Do this:
Locate the line that contains "Give me the matplotlib source for this chart." and the line that contains "y_ticks = [-80, -60, -40, -20, 0, 20, 40, 60]". Copy both of them exactly, together with every line between them, and no others.

[START Given entries]

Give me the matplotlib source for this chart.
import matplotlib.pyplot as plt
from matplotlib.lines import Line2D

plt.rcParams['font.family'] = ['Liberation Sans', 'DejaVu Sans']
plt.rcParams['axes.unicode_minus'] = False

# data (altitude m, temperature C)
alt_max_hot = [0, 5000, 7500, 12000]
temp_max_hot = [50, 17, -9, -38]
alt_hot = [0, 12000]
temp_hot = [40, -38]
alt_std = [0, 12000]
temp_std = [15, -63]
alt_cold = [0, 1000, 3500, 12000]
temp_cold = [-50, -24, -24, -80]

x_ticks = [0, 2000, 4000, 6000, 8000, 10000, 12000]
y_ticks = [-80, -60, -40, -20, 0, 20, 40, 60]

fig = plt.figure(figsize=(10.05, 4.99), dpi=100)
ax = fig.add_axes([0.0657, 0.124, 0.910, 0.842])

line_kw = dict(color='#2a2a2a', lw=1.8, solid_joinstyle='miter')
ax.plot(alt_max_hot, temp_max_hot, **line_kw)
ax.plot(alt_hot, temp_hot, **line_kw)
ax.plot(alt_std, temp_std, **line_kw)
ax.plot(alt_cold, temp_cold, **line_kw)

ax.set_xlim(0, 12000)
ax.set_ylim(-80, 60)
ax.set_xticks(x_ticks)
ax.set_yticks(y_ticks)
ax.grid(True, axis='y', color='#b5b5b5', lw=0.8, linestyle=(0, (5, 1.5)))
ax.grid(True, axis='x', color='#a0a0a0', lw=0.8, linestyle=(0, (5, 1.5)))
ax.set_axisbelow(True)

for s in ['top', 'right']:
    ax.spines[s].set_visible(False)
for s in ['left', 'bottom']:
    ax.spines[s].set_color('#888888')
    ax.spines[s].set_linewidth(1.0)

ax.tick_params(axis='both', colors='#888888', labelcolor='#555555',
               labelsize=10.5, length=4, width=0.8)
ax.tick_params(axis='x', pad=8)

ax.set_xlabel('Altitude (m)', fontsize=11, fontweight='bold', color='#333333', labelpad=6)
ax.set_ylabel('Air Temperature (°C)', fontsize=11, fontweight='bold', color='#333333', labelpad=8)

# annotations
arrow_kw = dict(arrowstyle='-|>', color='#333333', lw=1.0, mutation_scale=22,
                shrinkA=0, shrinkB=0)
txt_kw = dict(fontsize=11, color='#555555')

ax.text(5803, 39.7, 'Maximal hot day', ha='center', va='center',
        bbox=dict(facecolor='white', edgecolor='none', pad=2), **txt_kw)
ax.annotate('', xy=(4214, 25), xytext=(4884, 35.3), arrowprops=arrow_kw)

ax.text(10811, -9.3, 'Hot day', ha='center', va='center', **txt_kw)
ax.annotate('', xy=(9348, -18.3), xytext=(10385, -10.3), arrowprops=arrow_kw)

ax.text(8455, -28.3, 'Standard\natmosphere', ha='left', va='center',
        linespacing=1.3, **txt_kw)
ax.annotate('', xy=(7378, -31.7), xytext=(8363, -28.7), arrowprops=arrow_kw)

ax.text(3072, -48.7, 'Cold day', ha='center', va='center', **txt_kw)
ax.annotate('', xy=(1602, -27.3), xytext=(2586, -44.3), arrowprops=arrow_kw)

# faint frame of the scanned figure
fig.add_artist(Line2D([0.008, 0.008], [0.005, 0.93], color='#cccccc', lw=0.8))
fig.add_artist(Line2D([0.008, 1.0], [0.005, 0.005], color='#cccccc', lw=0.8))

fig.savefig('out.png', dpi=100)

[END Given entries]
[START Given entries]

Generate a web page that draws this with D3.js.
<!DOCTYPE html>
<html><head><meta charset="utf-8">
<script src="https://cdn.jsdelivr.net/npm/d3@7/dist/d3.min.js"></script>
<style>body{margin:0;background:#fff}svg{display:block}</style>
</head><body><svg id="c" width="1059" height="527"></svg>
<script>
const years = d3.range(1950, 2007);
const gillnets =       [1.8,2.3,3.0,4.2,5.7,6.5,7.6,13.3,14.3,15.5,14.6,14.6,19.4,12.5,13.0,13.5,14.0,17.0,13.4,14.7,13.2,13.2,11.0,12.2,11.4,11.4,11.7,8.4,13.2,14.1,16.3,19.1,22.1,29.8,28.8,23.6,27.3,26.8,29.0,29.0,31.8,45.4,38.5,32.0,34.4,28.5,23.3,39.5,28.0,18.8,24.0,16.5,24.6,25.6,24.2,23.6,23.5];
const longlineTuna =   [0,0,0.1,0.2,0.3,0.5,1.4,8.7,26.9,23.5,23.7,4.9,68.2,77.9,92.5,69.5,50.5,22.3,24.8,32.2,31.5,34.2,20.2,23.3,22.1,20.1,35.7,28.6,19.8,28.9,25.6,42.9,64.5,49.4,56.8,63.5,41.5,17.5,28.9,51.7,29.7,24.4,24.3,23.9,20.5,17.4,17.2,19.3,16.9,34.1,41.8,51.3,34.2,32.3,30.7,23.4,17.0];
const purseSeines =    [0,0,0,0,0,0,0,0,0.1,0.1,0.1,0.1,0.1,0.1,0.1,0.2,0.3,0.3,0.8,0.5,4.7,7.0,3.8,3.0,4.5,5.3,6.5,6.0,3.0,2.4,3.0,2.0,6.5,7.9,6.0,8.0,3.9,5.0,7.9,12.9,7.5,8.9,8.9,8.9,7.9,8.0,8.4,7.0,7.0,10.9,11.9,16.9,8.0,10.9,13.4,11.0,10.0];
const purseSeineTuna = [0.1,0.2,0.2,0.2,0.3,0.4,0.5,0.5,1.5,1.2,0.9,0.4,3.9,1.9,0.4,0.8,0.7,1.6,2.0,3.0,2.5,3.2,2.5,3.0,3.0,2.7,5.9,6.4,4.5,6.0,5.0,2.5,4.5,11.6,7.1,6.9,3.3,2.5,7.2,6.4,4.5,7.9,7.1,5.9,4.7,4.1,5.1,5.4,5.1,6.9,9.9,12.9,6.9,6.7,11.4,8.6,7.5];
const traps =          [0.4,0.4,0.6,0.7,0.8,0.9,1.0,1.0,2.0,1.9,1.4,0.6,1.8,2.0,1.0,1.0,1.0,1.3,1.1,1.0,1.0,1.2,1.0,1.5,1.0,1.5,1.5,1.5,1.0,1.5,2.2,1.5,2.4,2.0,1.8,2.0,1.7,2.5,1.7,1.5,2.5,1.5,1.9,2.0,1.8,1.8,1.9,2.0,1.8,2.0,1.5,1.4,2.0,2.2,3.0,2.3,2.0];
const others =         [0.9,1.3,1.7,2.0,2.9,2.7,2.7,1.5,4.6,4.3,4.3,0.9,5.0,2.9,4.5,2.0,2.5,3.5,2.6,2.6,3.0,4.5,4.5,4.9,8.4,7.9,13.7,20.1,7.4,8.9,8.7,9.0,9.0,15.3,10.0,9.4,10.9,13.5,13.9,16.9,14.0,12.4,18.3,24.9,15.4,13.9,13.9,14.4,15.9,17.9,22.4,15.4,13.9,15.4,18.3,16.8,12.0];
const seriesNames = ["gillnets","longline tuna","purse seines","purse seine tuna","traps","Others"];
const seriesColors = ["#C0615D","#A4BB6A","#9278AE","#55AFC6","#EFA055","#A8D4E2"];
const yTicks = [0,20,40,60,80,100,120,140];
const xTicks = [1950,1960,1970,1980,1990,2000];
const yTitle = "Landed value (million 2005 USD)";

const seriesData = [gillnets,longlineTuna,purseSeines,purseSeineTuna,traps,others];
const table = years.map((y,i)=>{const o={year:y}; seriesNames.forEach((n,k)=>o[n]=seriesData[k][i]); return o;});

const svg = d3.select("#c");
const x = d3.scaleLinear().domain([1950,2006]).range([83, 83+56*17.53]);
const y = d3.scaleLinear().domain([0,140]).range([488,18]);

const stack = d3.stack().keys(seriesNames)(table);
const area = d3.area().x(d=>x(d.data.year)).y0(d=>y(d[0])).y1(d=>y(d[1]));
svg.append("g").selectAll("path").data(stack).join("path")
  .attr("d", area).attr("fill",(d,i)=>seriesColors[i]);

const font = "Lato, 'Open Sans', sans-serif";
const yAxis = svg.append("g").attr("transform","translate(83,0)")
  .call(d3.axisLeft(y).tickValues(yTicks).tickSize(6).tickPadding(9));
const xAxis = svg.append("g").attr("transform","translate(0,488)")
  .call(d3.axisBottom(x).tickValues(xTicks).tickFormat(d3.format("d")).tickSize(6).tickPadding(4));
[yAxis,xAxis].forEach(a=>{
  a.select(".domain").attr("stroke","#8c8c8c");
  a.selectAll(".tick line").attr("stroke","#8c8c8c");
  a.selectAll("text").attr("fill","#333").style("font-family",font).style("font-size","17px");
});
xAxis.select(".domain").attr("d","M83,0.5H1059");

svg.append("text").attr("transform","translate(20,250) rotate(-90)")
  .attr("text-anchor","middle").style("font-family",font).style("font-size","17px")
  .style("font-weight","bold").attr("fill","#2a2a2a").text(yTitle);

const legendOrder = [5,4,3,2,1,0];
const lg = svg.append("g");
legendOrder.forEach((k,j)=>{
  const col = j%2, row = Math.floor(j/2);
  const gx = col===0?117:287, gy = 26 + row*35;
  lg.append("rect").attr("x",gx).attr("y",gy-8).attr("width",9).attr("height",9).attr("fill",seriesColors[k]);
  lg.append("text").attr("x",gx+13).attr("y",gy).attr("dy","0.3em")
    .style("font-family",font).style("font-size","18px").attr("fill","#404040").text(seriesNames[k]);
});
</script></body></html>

[END Given entries]

Expected answer:
Give me the matplotlib source for this chart.
import matplotlib.pyplot as plt
from matplotlib.lines import Line2D

plt.rcParams['font.family'] = ['Liberation Sans', 'DejaVu Sans']
plt.rcParams['axes.unicode_minus'] = False

# data (altitude m, temperature C)
alt_max_hot = [0, 5000, 7500, 12000]
temp_max_hot = [50, 17, -9, -38]
alt_hot = [0, 12000]
temp_hot = [40, -38]
alt_std = [0, 12000]
temp_std = [15, -63]
alt_cold = [0, 1000, 3500, 12000]
temp_cold = [-50, -24, -24, -80]

x_ticks = [0, 2000, 4000, 6000, 8000, 10000, 12000]
y_ticks = [-80, -60, -40, -20, 0, 20, 40, 60]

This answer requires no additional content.